Ich habe in den letzten Tagen viel mit meinem Vater telefoniert. Und dabei habe ich gesagt, daß es interessant ist zu sehen, welche Berufe und Fähigkeiten plötzlich gefragt sind.

Und mein kluger Papa meinte: ” Diese Fähigkeiten und Berufe waren immer wichtig. Das haben nur Viele nicht gesehen.”

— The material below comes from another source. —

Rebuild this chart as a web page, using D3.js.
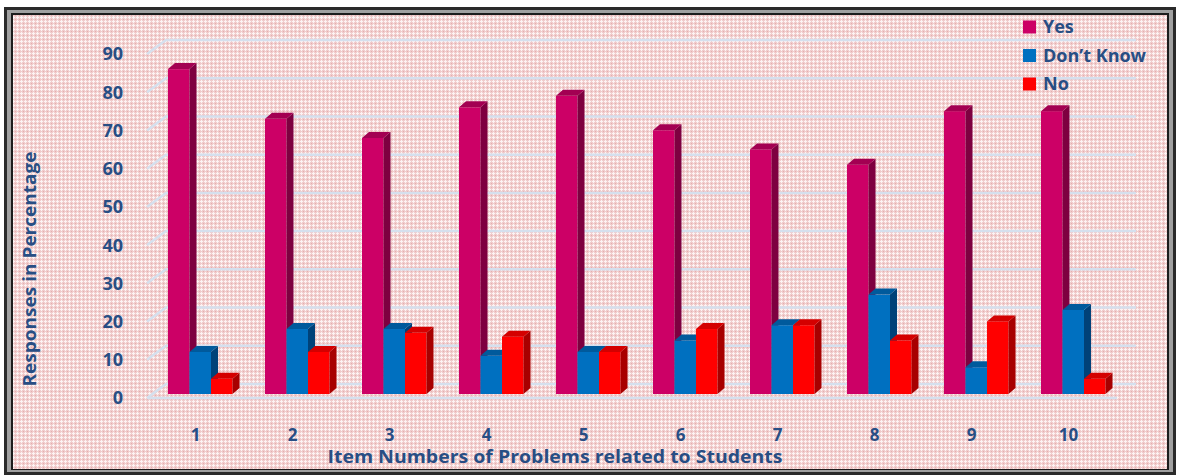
<!DOCTYPE html>
<html>
<head>
<meta charset="utf-8">
<script src="https://cdn.jsdelivr.net/npm/d3@7/dist/d3.min.js"></script>
<style>
  body { margin: 0; background: #fff; }
  text { font-family: "Open Sans", "Noto Sans", sans-serif; font-weight: 700; fill: #284e84; }
</style>
</head>
<body>
<div class="svgBox"></div>
<script>
// data
var items = ["1", "2", "3", "4", "5", "6", "7", "8", "9", "10"];
var seriesNames = ["Yes", "Don\u2019t Know", "No"];
var yes     = [85, 72, 67, 75, 78, 69, 64, 60, 74, 74];
var dontKnow = [11, 17, 17, 10, 11, 14, 18, 26, 7, 22];
var no      = [4, 11, 16, 15, 11, 17, 18, 14, 19, 4];
var yTicks  = [0, 10, 20, 30, 40, 50, 60, 70, 80, 90];

var W = 1178, H = 475;
// front / side / top colours per series
var colors = [
    { front: "#cc0066", side: "#7e0040", top: "#a30052" },
    { front: "#0070c0", side: "#004279", top: "#005a9c" },
    { front: "#ff0000", side: "#a80000", top: "#d40000" }
];
var depthX = 7, depthY = -6;       // bar depth
var floorX = 19, floorY = -14;     // wall depth

var svg = d3.select(".svgBox").append("svg")
    .attr("width", W)
    .attr("height", H);

// 背景纹理
var defs = svg.append("defs");
var pat = defs.append("pattern")
    .attr("id", "dots")
    .attr("width", 4).attr("height", 4)
    .attr("patternUnits", "userSpaceOnUse");
pat.append("rect").attr("width", 4).attr("height", 4).attr("fill", "#f0cccc");
pat.append("rect").attr("x", 1).attr("y", 0).attr("width", 1).attr("height", 3).attr("fill", "#fdf3f3");
pat.append("rect").attr("x", 0).attr("y", 1).attr("width", 3).attr("height", 1).attr("fill", "#fdf3f3");
pat.append("rect").attr("x", 3).attr("y", 3).attr("width", 1).attr("height", 1).attr("fill", "#e6aeae");

// frame
svg.append("rect").attr("x", 4).attr("y", 7).attr("width", 1172).attr("height", 468).attr("fill", "#2a2a2a");
svg.append("rect").attr("x", 7).attr("y", 10).attr("width", 1166).attr("height", 462).attr("fill", "#a0a0a0");
svg.append("rect").attr("x", 11).attr("y", 13).attr("width", 1158).attr("height", 457).attr("fill", "#1c1c1c");
svg.append("rect").attr("x", 13).attr("y", 15).attr("width", 1154).attr("height", 454).attr("fill", "url(#dots)");

var x = d3.scaleBand()
    .domain(items)
    .range([147, 1117]);

var xs = d3.scaleBand()
    .domain(seriesNames)
    .range([21, 85.5]);

var y = d3.scaleLinear()
    .domain([0, 90])
    .range([394, 50]);

// gridlines on the back wall
var grid = svg.append("g").attr("stroke", "#d5e0ee").attr("stroke-width", 2.5).attr("fill", "none");
grid.selectAll("path.grid")
    .data(yTicks)
    .enter().append("path")
    .attr("class", "grid")
    .attr("d", function(d) {
        var yf = y(d) + 4;
        return "M" + x.range()[0] + "," + yf +
            "L" + (x.range()[0] + floorX) + "," + (yf + floorY) +
            "L" + (x.range()[1] + floorX) + "," + (yf + floorY);
    });
// front edge of the floor
grid.append("line")
    .attr("x1", x.range()[0]).attr("x2", x.range()[1])
    .attr("y1", y(0) + 4).attr("y2", y(0) + 4);

// y tick labels
svg.append("g").selectAll("text")
    .data(yTicks)
    .enter().append("text")
    .attr("x", 123)
    .attr("y", function(d) { return y(d) + 4; })
    .attr("dy", "0.36em")
    .attr("text-anchor", "end")
    .attr("font-size", 18)
    .text(function(d) { return d; });

// x tick labels
svg.append("g").selectAll("text")
    .data(items)
    .enter().append("text")
    .attr("x", function(d) { return x(d) + x.bandwidth() / 2; })
    .attr("y", 435)
    .attr("dy", "0.36em")
    .attr("text-anchor", "middle")
    .attr("font-size", 17)
    .text(function(d) { return d; });

// 3D bars
var rows = [];
items.forEach(function(it, i) {
    [yes[i], dontKnow[i], no[i]].forEach(function(v, s) {
        rows.push({ item: it, series: s, value: v });
    });
});

var bar = svg.append("g").selectAll("g.bar")
    .data(rows)
    .enter().append("g")
    .attr("class", "bar");

function bx(d) { return x(d.item) + xs(seriesNames[d.series]); }

bar.append("rect")
    .attr("x", bx)
    .attr("y", function(d) { return y(d.value); })
    .attr("width", xs.bandwidth())
    .attr("height", function(d) { return y(0) - y(d.value); })
    .attr("fill", function(d) { return colors[d.series].front; });

bar.append("path")
    .attr("d", function(d) {
        var x1 = bx(d) + xs.bandwidth(), yt = y(d.value), yb = y(0);
        return "M" + x1 + "," + yt + "L" + (x1 + depthX) + "," + (yt + depthY) +
            "L" + (x1 + depthX) + "," + (yb + depthY) + "L" + x1 + "," + yb + "Z";
    })
    .attr("fill", function(d) { return colors[d.series].side; });

bar.append("path")
    .attr("d", function(d) {
        var x0 = bx(d), x1 = x0 + xs.bandwidth(), yt = y(d.value);
        return "M" + x0 + "," + yt + "L" + (x0 + depthX) + "," + (yt + depthY) +
            "L" + (x1 + depthX) + "," + (yt + depthY) + "L" + x1 + "," + yt + "Z";
    })
    .attr("fill", function(d) { return colors[d.series].top; });

// axis titles
svg.append("text")
    .attr("x", 555)
    .attr("y", 457)
    .attr("dy", "0.36em")
    .attr("text-anchor", "middle")
    .attr("font-size", 17)
    .attr("textLength", 455)
    .attr("lengthAdjust", "spacingAndGlyphs")
    .text("Item Numbers of Problems related to Students");

svg.append("text")
    .attr("transform", "translate(30,269) rotate(-90)")
    .attr("dy", "0.36em")
    .attr("text-anchor", "middle")
    .attr("font-size", 18)
    .attr("textLength", 235)
    .attr("lengthAdjust", "spacingAndGlyphs")
    .text("Responses in Percentage");

// legend
var legend = svg.append("g").selectAll("g.legend")
    .data(seriesNames)
    .enter().append("g")
    .attr("class", "legend")
    .attr("transform", function(d, i) { return "translate(1023," + (27 + i * 28.5) + ")"; });
legend.append("rect")
    .attr("x", 0).attr("y", -6.5)
    .attr("width", 13).attr("height", 13)
    .attr("fill", function(d, i) { return colors[i].front; });
legend.append("text")
    .attr("x", 20)
    .attr("dy", "0.36em")
    .attr("font-size", 18)
    .text(function(d) { return d; });
</script>
</body>
</html>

Seit Jahren schreibe ich darüber, wie wichtig ich es finde, daß es kleine Geschäfte gibt. Daß hochwertige Lebensmittel wichtig sind. Daß es wichtig ist, daß wir nähen können. Das hilft jetzt so ungemein. Zum Einen um den Geist und die Hände beschäftigt zu halten und Ablenkung zu finden, zum Anderen ganz praktisch, beim Nähen von diesen Mund-Nase-Dingern.

Und Ihr alle seid diejenigen, die das auch so sehen. Hier lesen, bei uns im Laden Kurse besuchen, Stoffe kaufen undundund. Ich bin so froh, daß ich Euch habe.

Ein Hoch auf Dich! Ohne Dich gäbe es das Nähzimmer nicht. Danke dafür. Von ganzem Herzen.

Bleib gesund und paß gut auf Dich auf.